INDY Lab - Bayesian Optimization for Soft Clustering

Bayesian Optimization for Soft Clustering

If you are interested about this project, please send a resume and transcripts to Anthony Bardou and Maximilien Dreveton.

Context

Mixture models are a flexible and powerful tool for modeling data generated from multiple underlying distributions. By assuming the data arises from a mixture of components, they can uncover latent structures and handle multimodal or heterogeneous data [MM1].

Student's t-distribution is a compelling alternative to Gaussian distributions in mixture models, particularly in scenarios where robustness to outliers and heavy-tailed data is crucial [MM2]. Unlike Gaussian distributions, which assume light tails and are highly sensitive to deviations from the mean, Student's t-distribution incorporates a tunable degree of freedom parameter that controls the tail heaviness. By using t-distributions in mixture models, we can achieve more robust clustering and better representation of real-world data distributions.

However, estimating the degree of freedom parameter of a Student's t-distribution is challenging due to the absence of closed-form expressions for maximum likelihood estimation, and various schemes have been proposed in the statistics litterature [S1].

The Bayesian Optimization (BO) framework proposes sample-efficient algorithms able to globally optimize an arbitrary black-box objective function [BO1]. As such, they have the potential to greatly improve the search for the optimal clustering models hyperparameters whose closed-form expressions are unknown.
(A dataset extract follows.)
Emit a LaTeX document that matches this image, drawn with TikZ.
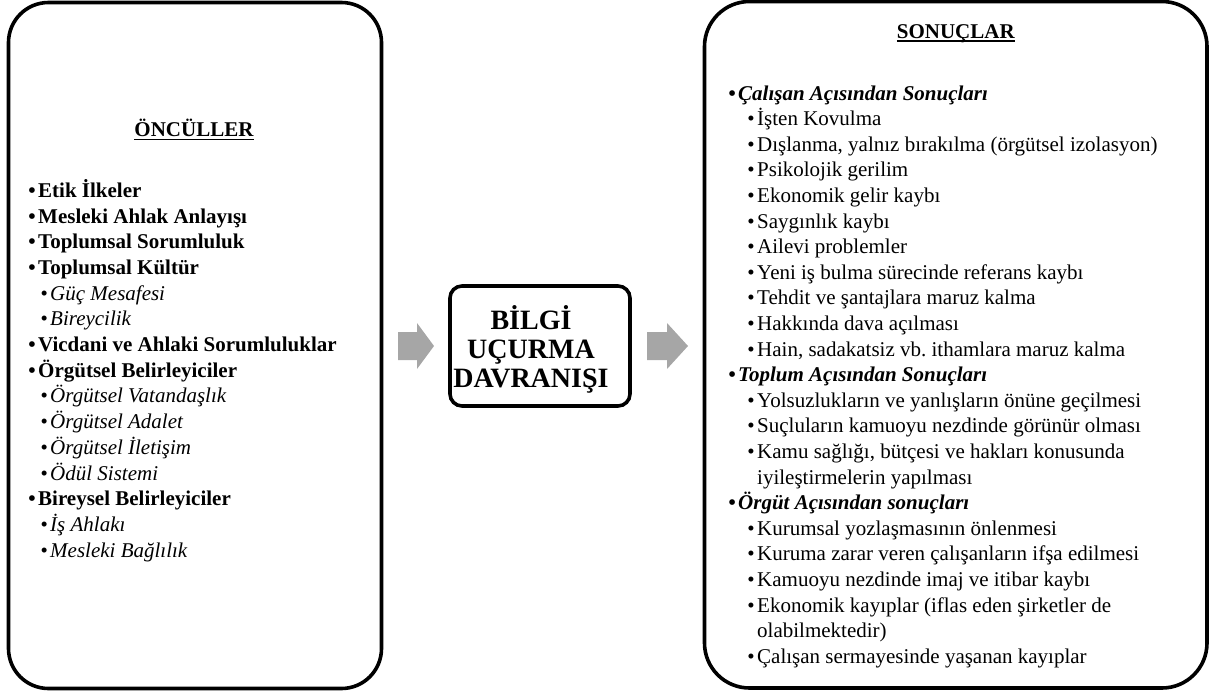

This in turn could lead to a drastic performance increase for clustering algorithms in several difficult contexts (e.g., exploitation of richer mixture models, large number of distributions in the mixture [BO2], dynamic datapoints [BO3]).

Subject

As far as we know, the interaction between the clustering framework and the BO framework remains largely unexplored.

The student will participate in the design and the implementation of clustering algorithms that exploit BO, and will run experiments to compare them to state-of-the-art clustering solutions.

What's in it for You?

This project is an opportunity to get familiar with both the clustering and the BO frameworks. Should you make significant contributions in the production of a competitive clustering algorithm with BO at its core, you will be given the opportunity to author a publication submitted at a top AI/ML conference.

Skills

Excellent programming skills
Python proficiency
Familiarity with BO would be a plus.
Familiarity with clustering techniques would be a plus.
Interest in pursuing a research-oriented career would be a plus.

References

[MM1] McLachlan, Geoffrey J., Sharon X. Lee, and Suren I. Rathnayake. "Finite mixture models." Annual review of statistics and its application 6.1 (2019): 355-378.

[MM2] Peel, David, and Geoffrey J. McLachlan. "Robust mixture modelling using the t distribution." Statistics and computing 10 (2000): 339-348.

[S1] Liu, Chuanhai, and Donald B. Rubin. "ML estimation of the t distribution using EM and its extensions, ECM and ECME." Statistica sinica (1995): 19-39.

[BO1] Williams, C. K., & Rasmussen, C. E. (2006). Gaussian processes for machine learning (Vol. 2, No. 3, p. 4). Cambridge, MA: MIT press.

[BO2] Bardou, A., Thiran, P., & Begin, T. Relaxing the Additivity Constraints in Decentralized No-Regret High-Dimensional Bayesian Optimization. In The Twelfth International Conference on Learning Representations.

[BO3] Bardou, A., Thiran, P., & Ranieri, G. (2024). This Too Shall Pass: Removing Stale Observations in Dynamic Bayesian Optimization. arXiv preprint arXiv:2405.14540.